Talking isn’t strictly limited to your home life. In fact, talking with your manager could help to improve things massively at work. However, this is a situation in which you must exercise caution. You can’t walk into your manager’s office and start telling them how unhappy you are or how much you hate your job. It’s advisable to air any specific concerns you may have in a professional and diplomatic way.
The great thing about having an open conversation with your boss means that changes may come about as a result of your conversation. A slight change in your duties, an altered process, a new incentive or even something as little as new equipment can revolutionise your life at work.
If you’re not ready to have that conversation, or you feel it wouldn’t be appropriate, implementing change is something you can take ownership of yourself. Try new ways of managing your time, set yourself goals or do what you can to break up your workday. A little change can have a big effect!
3. Take some time
Stress or pressure can negatively affect your mood inside and outside of the office. It’s very easy to throw yourself into work and forget to take time for yourself. If you find yourself working into the night on a regular basis, try to be disciplined in implementing a ‘cut off time’ where you MUST stop working. Although you may feel you can get more done, if you overwork yourself, your productivity will suffer. In the long run, allowing yourself rest time will actually help you to work more efficiently!
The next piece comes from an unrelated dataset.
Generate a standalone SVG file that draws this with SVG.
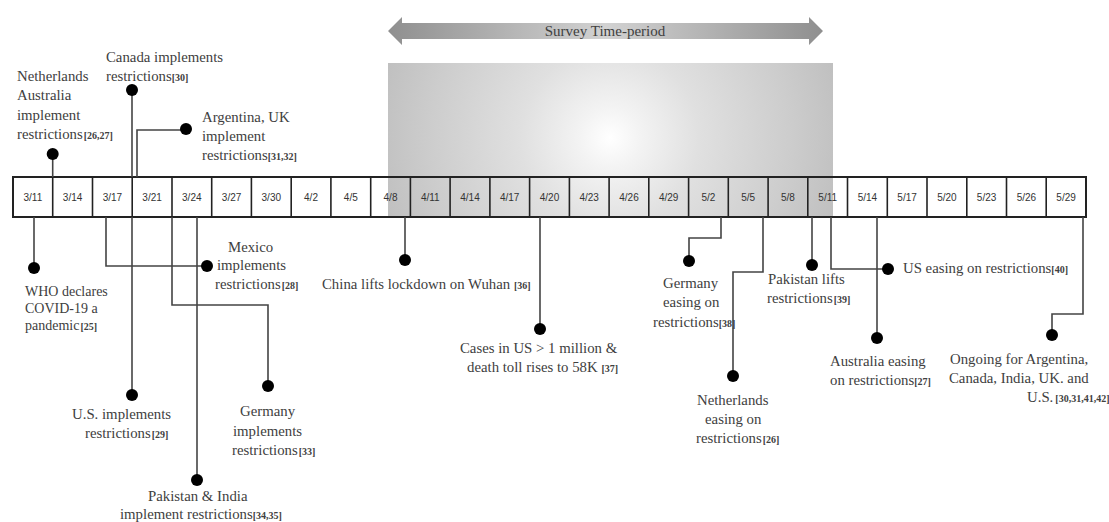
<svg xmlns="http://www.w3.org/2000/svg" width="1109" height="522" viewBox="0 0 1109 522">
<defs>
<radialGradient id="bg" gradientUnits="userSpaceOnUse" cx="610" cy="138" r="255">
<stop offset="0" stop-color="#ffffff"/>
<stop offset="0.12" stop-color="#f3f3f3"/>
<stop offset="0.35" stop-color="#e0e0e0"/>
<stop offset="0.7" stop-color="#cdcdcd"/>
<stop offset="1" stop-color="#bbbbbb"/>
</radialGradient>
<linearGradient id="ag" x1="0" y1="0" x2="1" y2="0">
<stop offset="0" stop-color="#8f8f8f"/>
<stop offset="0.5" stop-color="#d2d2d2"/>
<stop offset="1" stop-color="#8f8f8f"/>
</linearGradient>
<style>
.lbl{font-family:"Liberation Serif","Times New Roman",serif;font-size:14.8px;fill:#404040}
.ref{font-weight:bold;font-size:10px}
.cell{font-family:"Liberation Sans",Arial,sans-serif;font-size:10px;fill:#333;text-anchor:middle}
.sep{stroke:#222;stroke-width:1.6}
.conn{fill:none;stroke:#444;stroke-width:1.6}
.dot{fill:#000}
</style>
</defs>

<g id="survey-period">
<rect x="388" y="63" width="445" height="154" fill="url(#bg)"/>
<polygon points="388,31 402,17 402,23 809,23 809,17 823,31 809,45 809,39 402,39 402,45" fill="url(#ag)"/>
<text class="lbl" x="605" y="36" text-anchor="middle" style="font-size:15px">Survey Time-period</text>
</g>

<g id="timeline">
<rect x="13" y="177" width="1073" height="40" fill="none" stroke="#222" stroke-width="2"/>
<g class="sep">
<line x1="52.7" y1="177" x2="52.7" y2="217"/>
<line x1="92.5" y1="177" x2="92.5" y2="217"/>
<line x1="132.2" y1="177" x2="132.2" y2="217"/>
<line x1="172" y1="177" x2="172" y2="217"/>
<line x1="211.7" y1="177" x2="211.7" y2="217"/>
<line x1="251.4" y1="177" x2="251.4" y2="217"/>
<line x1="291.2" y1="177" x2="291.2" y2="217"/>
<line x1="330.9" y1="177" x2="330.9" y2="217"/>
<line x1="370.7" y1="177" x2="370.7" y2="217"/>
<line x1="410.4" y1="177" x2="410.4" y2="217"/>
<line x1="450.1" y1="177" x2="450.1" y2="217"/>
<line x1="489.9" y1="177" x2="489.9" y2="217"/>
<line x1="529.6" y1="177" x2="529.6" y2="217"/>
<line x1="569.4" y1="177" x2="569.4" y2="217"/>
<line x1="609.1" y1="177" x2="609.1" y2="217"/>
<line x1="648.8" y1="177" x2="648.8" y2="217"/>
<line x1="688.6" y1="177" x2="688.6" y2="217"/>
<line x1="728.3" y1="177" x2="728.3" y2="217"/>
<line x1="768.1" y1="177" x2="768.1" y2="217"/>
<line x1="807.8" y1="177" x2="807.8" y2="217"/>
<line x1="847.5" y1="177" x2="847.5" y2="217"/>
<line x1="887.3" y1="177" x2="887.3" y2="217"/>
<line x1="927" y1="177" x2="927" y2="217"/>
<line x1="966.8" y1="177" x2="966.8" y2="217"/>
<line x1="1006.5" y1="177" x2="1006.5" y2="217"/>
<line x1="1046.2" y1="177" x2="1046.2" y2="217"/>
</g>
<text class="cell" x="32.9" y="201">3/11</text>
<text class="cell" x="72.6" y="201">3/14</text>
<text class="cell" x="112.4" y="201">3/17</text>
<text class="cell" x="152.1" y="201">3/21</text>
<text class="cell" x="191.8" y="201">3/24</text>
<text class="cell" x="231.6" y="201">3/27</text>
<text class="cell" x="271.3" y="201">3/30</text>
<text class="cell" x="311" y="201">4/2</text>
<text class="cell" x="350.8" y="201">4/5</text>
<text class="cell" x="390.5" y="201">4/8</text>
<text class="cell" x="430.3" y="201">4/11</text>
<text class="cell" x="470" y="201">4/14</text>
<text class="cell" x="509.7" y="201">4/17</text>
<text class="cell" x="549.5" y="201">4/20</text>
<text class="cell" x="589.2" y="201">4/23</text>
<text class="cell" x="629" y="201">4/26</text>
<text class="cell" x="668.7" y="201">4/29</text>
<text class="cell" x="708.4" y="201">5/2</text>
<text class="cell" x="748.2" y="201">5/5</text>
<text class="cell" x="787.9" y="201">5/8</text>
<text class="cell" x="827.7" y="201">5/11</text>
<text class="cell" x="867.4" y="201">5/14</text>
<text class="cell" x="907.1" y="201">5/17</text>
<text class="cell" x="946.9" y="201">5/20</text>
<text class="cell" x="986.6" y="201">5/23</text>
<text class="cell" x="1026.4" y="201">5/26</text>
<text class="cell" x="1066.1" y="201">5/29</text>
</g>

<g id="connectors">
<polyline class="conn" points="52.7,154 52.7,177"/>
<polyline class="conn" points="132,90 132,177"/>
<polyline class="conn" points="186,130 137,130 137,177"/>
<polyline class="conn" points="34,217 34,268"/>
<polyline class="conn" points="106,217 106,266 207,266"/>
<polyline class="conn" points="132,217 132,395"/>
<polyline class="conn" points="172,217 172,305 268,305 268,386"/>
<polyline class="conn" points="197,217 197,480"/>
<polyline class="conn" points="405,217 405,260"/>
<polyline class="conn" points="540,217 540,329"/>
<polyline class="conn" points="721,217 721,238 689,238 689,261"/>
<polyline class="conn" points="763,217 763,272 733,272 733,376"/>
<polyline class="conn" points="812,217 812,265"/>
<polyline class="conn" points="831,217 831,269 888,269"/>
<polyline class="conn" points="877,217 877,338"/>
<polyline class="conn" points="1083,217 1083,314 1052,314 1052,335"/>
</g>

<g id="n-netherlands-australia">
<circle class="dot" cx="52.7" cy="154" r="6"/>
<text class="lbl" x="17" y="81">Netherlands</text>
<text class="lbl" x="17" y="100">Australia</text>
<text class="lbl" x="17" y="120">implement</text>
<text class="lbl" x="17" y="139">restrictions<tspan class="ref" dx="1">[26,27]</tspan></text>
</g>
<g id="n-canada">
<circle class="dot" cx="132" cy="90" r="6"/>
<text class="lbl" x="106" y="62">Canada implements</text>
<text class="lbl" x="106" y="81">restrictions<tspan class="ref">[30]</tspan></text>
</g>
<g id="n-argentina-uk">
<circle class="dot" cx="186" cy="129" r="6"/>
<text class="lbl" x="202" y="122">Argentina, UK</text>
<text class="lbl" x="202" y="141">implement</text>
<text class="lbl" x="202" y="160">restrictions<tspan class="ref">[31,32]</tspan></text>
</g>
<g id="n-who">
<circle class="dot" cx="34" cy="268" r="6"/>
<text class="lbl" x="25" y="296" style="font-size:14px">WHO declares</text>
<text class="lbl" x="25" y="313" style="font-size:14px">COVID-19 a</text>
<text class="lbl" x="25" y="330" style="font-size:14px">pandemic<tspan class="ref" dx="1">[25]</tspan></text>
</g>
<g id="n-mexico">
<circle class="dot" cx="207" cy="266" r="6"/>
<text class="lbl" x="228" y="252">Mexico</text>
<text class="lbl" x="217" y="270">implements</text>
<text class="lbl" x="215" y="289">restrictions<tspan class="ref" dx="1">[28]</tspan></text>
</g>
<g id="n-us-implements">
<circle class="dot" cx="132" cy="395" r="6"/>
<text class="lbl" x="72" y="419">U.S. implements</text>
<text class="lbl" x="85" y="438">restrictions<tspan class="ref" dx="1">[29]</tspan></text>
</g>
<g id="n-germany-implements">
<circle class="dot" cx="268" cy="386" r="6"/>
<text class="lbl" x="240" y="416">Germany</text>
<text class="lbl" x="233" y="436">implements</text>
<text class="lbl" x="232" y="455">restrictions<tspan class="ref" dx="1">[33]</tspan></text>
</g>
<g id="n-pakistan-india">
<circle class="dot" cx="197" cy="480" r="6"/>
<text class="lbl" x="148" y="501">Pakistan &amp; India</text>
<text class="lbl" x="120" y="519">implement restrictions<tspan class="ref">[34,35]</tspan></text>
</g>
<g id="n-china">
<circle class="dot" cx="405" cy="260" r="6"/>
<text class="lbl" x="322" y="289">China lifts lockdown on Wuhan <tspan class="ref">[36]</tspan></text>
</g>
<g id="n-cases-us">
<circle class="dot" cx="540" cy="329" r="6"/>
<text class="lbl" x="460" y="353">Cases in US &gt; 1 million &amp;</text>
<text class="lbl" x="467" y="372">death toll rises to 58K <tspan class="ref">[37]</tspan></text>
</g>
<g id="n-germany-easing">
<circle class="dot" cx="689" cy="261" r="6"/>
<text class="lbl" x="663" y="288">Germany</text>
<text class="lbl" x="663" y="307">easing on</text>
<text class="lbl" x="653" y="327">restrictions<tspan class="ref">[38]</tspan></text>
</g>
<g id="n-netherlands-easing">
<circle class="dot" cx="733" cy="376" r="6"/>
<text class="lbl" x="697" y="405">Netherlands</text>
<text class="lbl" x="705" y="424">easing on</text>
<text class="lbl" x="696" y="443">restrictions<tspan class="ref" dx="1">[26]</tspan></text>
</g>
<g id="n-pakistan-lifts">
<circle class="dot" cx="812" cy="265" r="6"/>
<text class="lbl" x="768" y="284">Pakistan lifts</text>
<text class="lbl" x="767" y="303">restrictions<tspan class="ref" dx="1">[39]</tspan></text>
</g>
<g id="n-us-easing">
<circle class="dot" cx="888" cy="269" r="6"/>
<text class="lbl" x="903" y="273">US easing on restrictions<tspan class="ref">[40]</tspan></text>
</g>
<g id="n-australia-easing">
<circle class="dot" cx="877" cy="338" r="6"/>
<text class="lbl" x="830" y="366">Australia easing</text>
<text class="lbl" x="830" y="385">on restrictions<tspan class="ref">[27]</tspan></text>
</g>
<g id="n-ongoing">
<circle class="dot" cx="1052" cy="335" r="6"/>
<text class="lbl" x="950" y="364">Ongoing for Argentina,</text>
<text class="lbl" x="949" y="383">Canada, India, UK. and</text>
<text class="lbl" x="1027" y="402">U.S.<tspan class="ref" dx="2">[30,31,41,42]</tspan></text>
</g>
</svg>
When was the last time you had some time off? In busy jobs, it’s easy to forget about your holiday allowance – but it’s there to be used! Many workers are guilty of only taking off a day or two at a time, and never allowing themselves to recharge. Having some real time away from the work environment will give you some well-deserved rest and the opportunity to reflect. You could return to work with a new spring in your step and a refreshed mindset.
4. Invest in your personal life
If you feel out of control at work, one thing you can take control of is your personal life. Being happy outside of work can actually help you to feel happier at work. Exercise and healthy living is one aspect of your home life that can have a positive knock-on effect on your work life. Your confidence, mood and motivation will all benefit from an active and healthy lifestyle.
Have fun! If all you do is work, eat, sleep, repeat, of course you’re going to feel miserable. Although it may not be easy to find the time and energy to socialise, indulge in your hobbies or just do something that makes you feel good. Pushing yourself to do so could have a profound effect on your happiness.
Sometimes, it’s time to move on
If you’ve tried to improve things at work and you can still only think, I hate my job, then it may be time to move on. The same can be said if you have been unhappy at work for some time. You may be tempted to just walk out, but the best option is to try to find a new job before you leave. However, every situation is different – your happiness and health must come first.
If you’ve taken the difficult decision to find a new job, think carefully about what you need to be happy at work before you start applying for new roles. This will help you set out criteria for your next position or company to avoid finding yourself in the same situation. When job searching, stay focused and positive; your dream job could be just around the corner!